In the end, it’s less about having worked so many jobs and more about a work life balance. Life is short and the world is unpredictable. Whatever I can do to make a living voicing things I believe in, to be able to live the life I want, and support the people who I love — that is the real end goal.
What is the most challenging part of working in this industry for you, and on the other hand, what is the most rewarding part of the work you do?
The hardest part is the valleys and the mountains. I think that’s the case for every artistic job out there, you can have the highest of highs, but in the low moments it can still be easy to think “Oh wow, I suck, I’m never going to work again.” The lack of consistency is difficult.
The best part about it is hard to pinpoint — it just brings me so much joy to do this work. I was such a quiet kid — like a silent, obedient child who never cursed or raised their voice. I have a very vivid memory of being in high school, having just moved back from Singapore, and I said a curse word at school.
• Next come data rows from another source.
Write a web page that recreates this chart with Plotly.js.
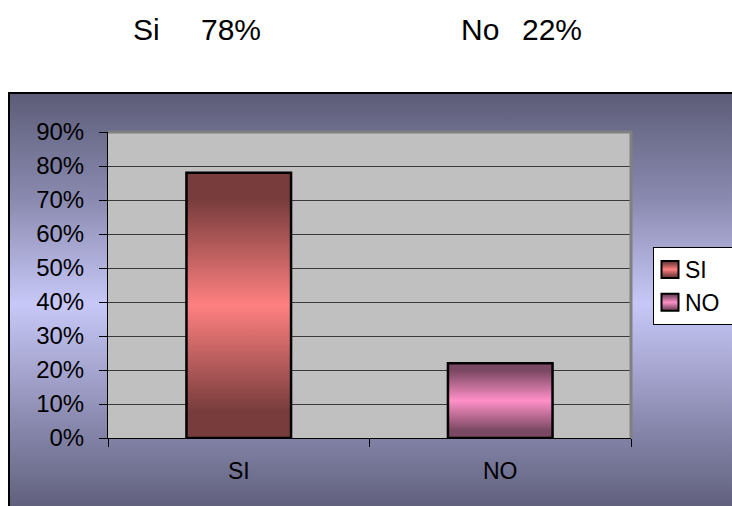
<!DOCTYPE html>
<html>
<head>
<meta charset="utf-8">
<script src="https://cdn.plot.ly/plotly-3.0.1.min.js"></script>
<style>
  html, body { margin:0; padding:0; background:#ffffff; }
  #wrap { position:relative; width:732px; height:506px; overflow:hidden; }
  #bgbox { position:absolute; left:8px; top:92px; width:730px; height:420px;
           border-left:2px solid #000; border-top:2px solid #000;
           background: linear-gradient(to bottom, #5d5d79 0%, #8a8ab0 25%, #c8c8f8 50%, #8a8ab0 78%, #5d5d79 100%); }
  #chart { position:absolute; left:0; top:0; width:732px; height:506px; }
</style>
</head>
<body>
<div id="wrap">
  <div id="bgbox"></div>
  <div id="chart"></div>
</div>
<script>
// Data
const categories = ["SI", "NO"];
const seriesNames = ["SI", "NO"];
const values = [0.78, 0.22];
const headerLabels = ["Si", "78%", "No", "22%"];
const yTickValues = [0, 0.1, 0.2, 0.3, 0.4, 0.5, 0.6, 0.7, 0.8, 0.9];

// Styling (kept separate from data)
const gradStops = [
  { dark: "#783c3c", mid: "#ff8080" },
  { dark: "#7a4862", mid: "#ff90c8" }
];
const baseColors = ["#ff8080", "#ff90c8"];

const traces = seriesNames.map((name, i) => ({
  type: "bar",
  name: name,
  x: [categories[i]],
  y: [values[i]],
  marker: { color: baseColors[i], line: { color: "#000000", width: 2.5 } },
  hoverinfo: "none"
}));

const font = "Liberation Sans, Arial, sans-serif";
const L = 108, R = 101, T = 132, B = 68, W = 732, H = 506;
const pw = W - L - R, ph = H - T - B;
const px = (x) => (x - L) / pw;
const py = (y) => (H - B - y) / ph;

const headerX = [131, 199, 459, 520];
const annotations = headerLabels.map((t, i) => ({
  text: t, xref: "paper", yref: "paper",
  x: px(headerX[i]), y: py(29), xanchor: "left", yanchor: "middle",
  showarrow: false, font: { family: font, size: 30, color: "#000" }
}));

const layout = {
  width: W, height: H,
  margin: { l: L, r: R, t: T, b: B, pad: 0, autoexpand: false },
  paper_bgcolor: "rgba(0,0,0,0)",
  plot_bgcolor: "#c0c0c0",
  barmode: "overlay",
  bargap: 0.6,
  showlegend: true,
  legend: {
    x: px(653), y: py(247), xanchor: "left", yanchor: "top",
    bgcolor: "#ffffff", bordercolor: "#000000", borderwidth: 1,
    font: { family: font, size: 23, color: "#000" },
    itemwidth: 30, tracegroupgap: 0
  },
  xaxis: {
    type: "category",
    showline: true, linecolor: "#000", linewidth: 1,
    ticks: "outside", tickson: "boundaries", ticklen: 8, tickcolor: "#000", tickwidth: 1,
    tickfont: { family: font, size: 23, color: "#000" },
    ticklabelstandoff: 12,
    showgrid: false, zeroline: false, fixedrange: true
  },
  yaxis: {
    range: [0, 0.9],
    tickvals: yTickValues, tickformat: ".0%",
    showline: true, linecolor: "#000", linewidth: 1,
    ticks: "outside", ticklen: 8, tickcolor: "#000", tickwidth: 1,
    tickfont: { family: font, size: 24, color: "#000" },
    ticklabelstandoff: 10,
    showgrid: true, gridcolor: "#3a3a3a", gridwidth: 1,
    zeroline: false, fixedrange: true
  },
  shapes: [{
    type: "path", xref: "paper", yref: "paper",
    path: "M0,1 L1,1 L1,0", line: { color: "#808080", width: 3 }, layer: "above"
  }],
  annotations: annotations
};

Plotly.newPlot("chart", traces, layout, { staticPlot: true, displayModeBar: false }).then(gd => {
  const svgNS = "http://www.w3.org/2000/svg";
  const svg = gd.querySelector(".main-svg");
  let defs = svg.querySelector("defs");
  if (!defs) { defs = document.createElementNS(svgNS, "defs"); svg.insertBefore(defs, svg.firstChild); }
  gradStops.forEach((g, i) => {
    const lg = document.createElementNS(svgNS, "linearGradient");
    lg.setAttribute("id", "barGrad" + i);
    lg.setAttribute("x1", "0"); lg.setAttribute("y1", "0");
    lg.setAttribute("x2", "0"); lg.setAttribute("y2", "1");
    [[0, g.dark], [0.1, g.dark], [0.5, g.mid], [0.9, g.dark], [1, g.dark]].forEach(([o, c]) => {
      const s = document.createElementNS(svgNS, "stop");
      s.setAttribute("offset", o); s.setAttribute("stop-color", c);
      lg.appendChild(s);
    });
    defs.appendChild(lg);
  });
  gd.querySelectorAll(".barlayer .trace").forEach((tr, i) => {
    tr.querySelectorAll("path").forEach(p => { p.style.fill = "url(#barGrad" + i + ")"; });
  });
  gd.querySelectorAll(".legend .traces").forEach((tr, i) => {
    tr.querySelectorAll(".legendpoints path").forEach(p => {
      p.setAttribute("d", "M8.5,8.5H-8.5V-8.5H8.5Z");
      p.setAttribute("transform", "translate(16,0)");
      p.style.fill = "url(#barGrad" + i + ")";
      p.style.stroke = "#000"; p.style.strokeWidth = "2px";
    });
    tr.querySelectorAll("text.legendtext").forEach(t => {
      t.setAttribute("x", String(parseFloat(t.getAttribute("x") || "40") - 9));
    });
  });
});
</script>
</body>
</html>
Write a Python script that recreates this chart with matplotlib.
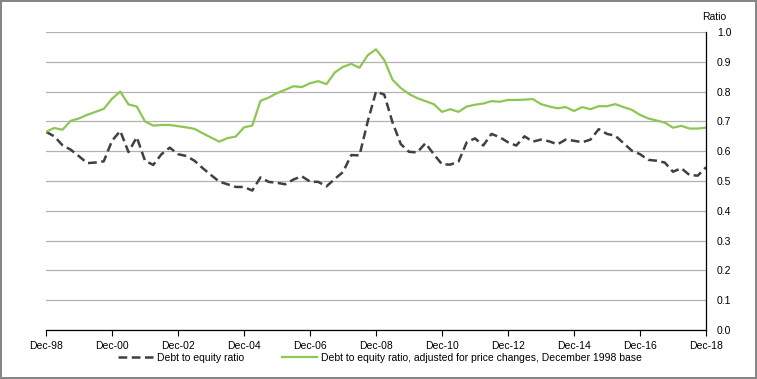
import matplotlib
matplotlib.use("Agg")
import matplotlib.pyplot as plt
import numpy as np

# quarterly, Dec-98 .. Dec-18
tick_labels = ["Dec-98", "Dec-00", "Dec-02", "Dec-04", "Dec-06", "Dec-08",
               "Dec-10", "Dec-12", "Dec-14", "Dec-16", "Dec-18"]

debt_equity = [
    0.665, 0.650, 0.620, 0.605, 0.583, 0.560, 0.562, 0.566, 0.635, 0.668,
    0.597, 0.647, 0.568, 0.554, 0.590, 0.612, 0.590, 0.584, 0.568, 0.543,
    0.520, 0.498, 0.489, 0.480, 0.480, 0.468, 0.512, 0.497, 0.494, 0.489,
    0.505, 0.516, 0.498, 0.497, 0.482, 0.507, 0.530, 0.587, 0.586, 0.700,
    0.800, 0.790, 0.697, 0.624, 0.598, 0.596, 0.627, 0.590, 0.556, 0.555,
    0.565, 0.630, 0.643, 0.619, 0.658, 0.647, 0.630, 0.619, 0.650, 0.632,
    0.639, 0.633, 0.623, 0.639, 0.635, 0.630, 0.639, 0.674, 0.658, 0.652,
    0.627, 0.602, 0.590, 0.571, 0.568, 0.562, 0.531, 0.543, 0.520, 0.518,
    0.546,
]

debt_equity_adj = [
    0.665, 0.678, 0.672, 0.702, 0.710, 0.722, 0.732, 0.742, 0.776, 0.800,
    0.757, 0.750, 0.700, 0.686, 0.688, 0.688, 0.684, 0.680, 0.675, 0.660,
    0.646, 0.632, 0.644, 0.649, 0.680, 0.686, 0.769, 0.780, 0.795, 0.806,
    0.818, 0.815, 0.828, 0.835, 0.825, 0.864, 0.883, 0.893, 0.880, 0.922,
    0.942, 0.906, 0.840, 0.812, 0.792, 0.778, 0.768, 0.758, 0.732, 0.741,
    0.732, 0.750, 0.756, 0.760, 0.768, 0.766, 0.772, 0.772, 0.773, 0.775,
    0.758, 0.750, 0.744, 0.748, 0.735, 0.748, 0.741, 0.751, 0.751, 0.758,
    0.748, 0.739, 0.722, 0.710, 0.703, 0.696, 0.679, 0.685, 0.676, 0.676,
    0.679,
]

plt.rcParams['font.family'] = ['Liberation Sans Narrow', 'Liberation Sans', 'DejaVu Sans']

fig = plt.figure(figsize=(7.57, 3.79), dpi=100)
fig.patch.set_edgecolor('#868686')
fig.patch.set_linewidth(1.5)
ax = fig.add_axes([46 / 757, 49 / 379, 660 / 757, 298 / 379])

x = np.arange(len(debt_equity))
ax.plot(x, debt_equity, color='#404040', linewidth=1.8, dashes=(3.5, 1.8),
        label='Debt to equity ratio')
ax.plot(x, debt_equity_adj, color='#8dc653', linewidth=1.6,
        label='Debt to equity ratio, adjusted for price changes, December 1998 base')

ax.set_xlim(0, len(x) - 1)
ax.set_ylim(0, 1.0)
ax.set_xticks(np.arange(0, len(x), 8))
ax.set_xticklabels(tick_labels)
ax.set_yticks(np.arange(0, 1.01, 0.1))
ax.set_yticklabels([f"{v:.1f}" for v in np.arange(0, 1.01, 0.1)])

ax.yaxis.tick_right()
ax.tick_params(axis='y', length=0, pad=8, labelsize=7.5)
ax.tick_params(axis='x', length=4, width=0.8, direction='out', pad=4, labelsize=7.5)
ax.grid(axis='y', color='#b3b3b3', linewidth=0.9)
ax.set_axisbelow(True)
for side in ['top', 'left']:
    ax.spines[side].set_visible(False)
ax.spines['right'].set_color('black')
ax.spines['bottom'].set_color('black')
ax.spines['right'].set_linewidth(0.9)
ax.spines['bottom'].set_linewidth(0.9)

fig.text(714 / 757, 1 - 17 / 379, 'Ratio', ha='center', va='center', fontsize=7.5)

fig.legend(loc='center', bbox_to_anchor=(380 / 757, 1 - 358 / 379), ncol=2,
           frameon=False, fontsize=7.5, handlelength=3.4, columnspacing=3.6,
           handletextpad=0.4)

fig.savefig('out.png', dpi=100)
My teacher was shocked like, “did YOU just say that?” To go from that quiet child to now using my voice in such a huge way is so freeing, fun, and feels so joyful. I had to literally find my own voice. There’s no one moment that I can pinpoint that feeling, but it just keeps building and building until one day you’re standing on the top, you look down, and you realize, “Oh, wow! Look how far I’ve come.”
What is your favorite thing about working with CSM?
I love how responsive you guys are, and always so supportive and upfront about giving feedback. It definitely feels like I have someone behind me. It’s so helpful in terms of knowing that y’all have our backs. I also love the different learning opportunities and workshops you provide, getting to read for and be coached by some really talented people is amazing.
What’s in your booth: Things Cherie B. Tay can’t record without
- Chapstick! Essential.
- Grether’s Pastilles, Black Currant Flavor. Those are a current favorite of mine.
- My lights, I can change the color of all of my lights in my booth, which really helps to set the tone for whatever I’m reading.
- Nin Jiom herbal candies — soothing for the throat!